Updated January 23, 2013

Written or reviewed by a board-certified physician. See About.com's Medical Review Board.

Allegra is an over-the-counter allergy medication used to treat seasonal allergy symptoms. In 2011, it transitioned from being available by prescription only to being available over the counter and without a prescription. In addition, it is now available in generic form.

Active Ingredient

Fexofenadine is the active ingredient in the brand-name medication Allegra. Many store brands and other companies are now able to offer generic fexofenadine.

Dosing Information

Several forms of Allegra are available.

Allegra 24-hr is a 180mg tablet taken once a day.

Allegra 12-hr is a 60mg tablet taken twice a day.

Which one you choose is a personal decision. You may find that taking Allegra 12-hr works better for you because it gets the medication into your system two times a day. The 24-hr option may be better for you because you only have to take it once a day. Neither one is right for everyone, you just have to figure out which option is better for you.

Allegra D contains both fexofenadine and pseudoephedrine (a decongestant). Allegra D fights both sneezing/runny nose and congestion. The "D" stands for decongestant, which will help relieve sinus congestion.

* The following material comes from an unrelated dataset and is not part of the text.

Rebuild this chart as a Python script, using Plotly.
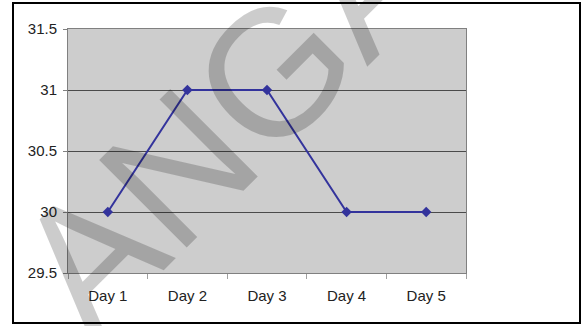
import plotly.graph_objects as go

days = ["Day 1", "Day 2", "Day 3", "Day 4", "Day 5"]
values = [30, 31, 31, 30, 30]
y_ticks = [29.5, 30, 30.5, 31, 31.5]
y_tick_labels = ["29.5", "30", "30.5", "31", "31.5"]

W, H = 585, 326
L, R, T, B = 68, 119, 29, 53
PW, PH = W - L - R, H - T - B

def px(x):
    return (x - L) / PW

def py(y):
    return (H - B - y) / PH

fig = go.Figure()
fig.add_trace(go.Scatter(
    x=days, y=values, mode="lines+markers",
    line=dict(color="#33339c", width=2),
    marker=dict(symbol="diamond", size=8, color="#33339c"),
    showlegend=False, hoverinfo="skip",
))

font = dict(family="Liberation Sans, Arial, sans-serif", size=15, color="#222222")

fig.update_layout(
    width=W, height=H,
    margin=dict(l=L, r=R, t=T, b=B, pad=0),
    paper_bgcolor="white",
    plot_bgcolor="#cdcdcd",
    font=font,
    xaxis=dict(
        type="category", range=[-0.5, 4.5],
        showline=True, linecolor="#808080", linewidth=1, mirror=True,
        ticks="outside", tickson="boundaries", ticklen=5, tickcolor="#a0a0a0",
        showgrid=False, zeroline=False, ticklabelstandoff=9,
        fixedrange=True,
    ),
    yaxis=dict(
        range=[29.5, 31.5], tickvals=y_ticks, ticktext=y_tick_labels,
        showline=True, linecolor="#808080", linewidth=1, mirror=True,
        ticks="outside", ticklen=4, tickcolor="#808080",
        showgrid=True, gridcolor="#4a4a4a", gridwidth=1,
        zeroline=False, ticklabelstandoff=3,
        fixedrange=True,
    ),
)

# outer frame
fig.add_shape(type="rect", xref="paper", yref="paper",
              x0=px(13), x1=px(580), y0=py(323), y1=py(3),
              line=dict(color="black", width=2), fillcolor="rgba(0,0,0,0)",
              layer="above")

# watermark
fig.add_annotation(
    text="ANGA", xref="paper", yref="paper",
    x=px(227), y=py(118), xanchor="center", yanchor="middle",
    showarrow=False, textangle=-45,
    font=dict(family="Liberation Sans, Arial, sans-serif", size=180,
              color="rgba(0,0,0,0.2)"),
)

fig.write_html("out.html")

Children's Allegra is available for children ages 2 to 12 years old.

  • Oral Suspension: Adults and Children 12 years and older - 2 teaspoons every 12 hours
    Children Ages 2 to 12 years old - 1 teaspoon every 12 hours
    Children Under Age 2 - Ask a Doctor
  • Children's ODT (Melt-away Tablet): Adults and Children 12 years and older - 2 tablets every 12 hours
    Children 6 to 12 years old - 1 tablet every 12 hours
    Children under 6 years old - Do not use
  • Children's Tablets: Adults and Children 12 years and older - 2 (30mg) tablets every 12 hours
    Children 6 to 12 years old - 1 (30mg) tablet every 12 hours
    Children under 6 years old - Do not use

Allegra should not be taken at the same time as fruit juices or antacids that contain aluminum or magnesium.

How It Works

Allegra is an antihistamine that stops the effects of histamine in the body. Histamine is what causes allergy symptoms when a person is exposed to an allergen. Unlike some other antihistamines, Allegra does not cause drowsiness.

Allegra should be taken on an empty stomach with a full glass of water. Taking it with fruit juice could make it less effective.

Side Effects

Side effects of Allegra may include:

  • Nausea or Stomach Pain
  • Headache
  • Dry Mouth
  • Sore Throat
  • Heartburn
  • Back Pain
  • Pale Skin

Certain serious side effects should not be ignored. If you experience any of the following, contact your health care provider right away.

  • Difficulty Breathing or Swallowing
  • Dizziness or Fainting
  • Weakness
  • Hives, Rash or Itching
  • Fast or Irregular Heartbeat
  • Painful or Difficulty Urinating
  • Seizure
  • Difficulty Sleeping
  • Hallucinating
  • Uncontrollable Shaking
  • Unexplained Swelling of any Part of the Body
  • Fear or Anxiety

Who Shouldn't Take Allegra

Certain people should not take Allegra. Do not take it if you are allergic to any of the ingredients in Allegra.

If you have certain conditions, there may be risks involved with taking Allegra. Talk to your health care provider before you take it if you:

  • Are Pregnant or Breastfeeding
  • Have Kidney Disease
  • Are Over the Age of 65

What You Need to Know

Like all antihistamines, Allegra will work better for some people than others. If you suffer from seasonal allergy symptoms, you may want to talk to your health care provider about trying Allegra. Typically, you will need to take any allergy medication for 2 to 4 weeks before you can determine how well it works for you.

Allegra should not be taken when you are taking other antihistamines such as Benadryl, Claritin or Zyrtec unless recommended by your health care provider.

If you have questions about Allegra and whether or not it is right for you or your children, consult your health care provider.

Sources:

"Fexofenadine and Pseudoephedrine." Drugs and Supplements 1 Aug 10. PubMed Health. US National Library of Medicine. 26 Sep 11.

"Allegra" Chattem 2011. Sanofi Pasteur. 26 Sep 11.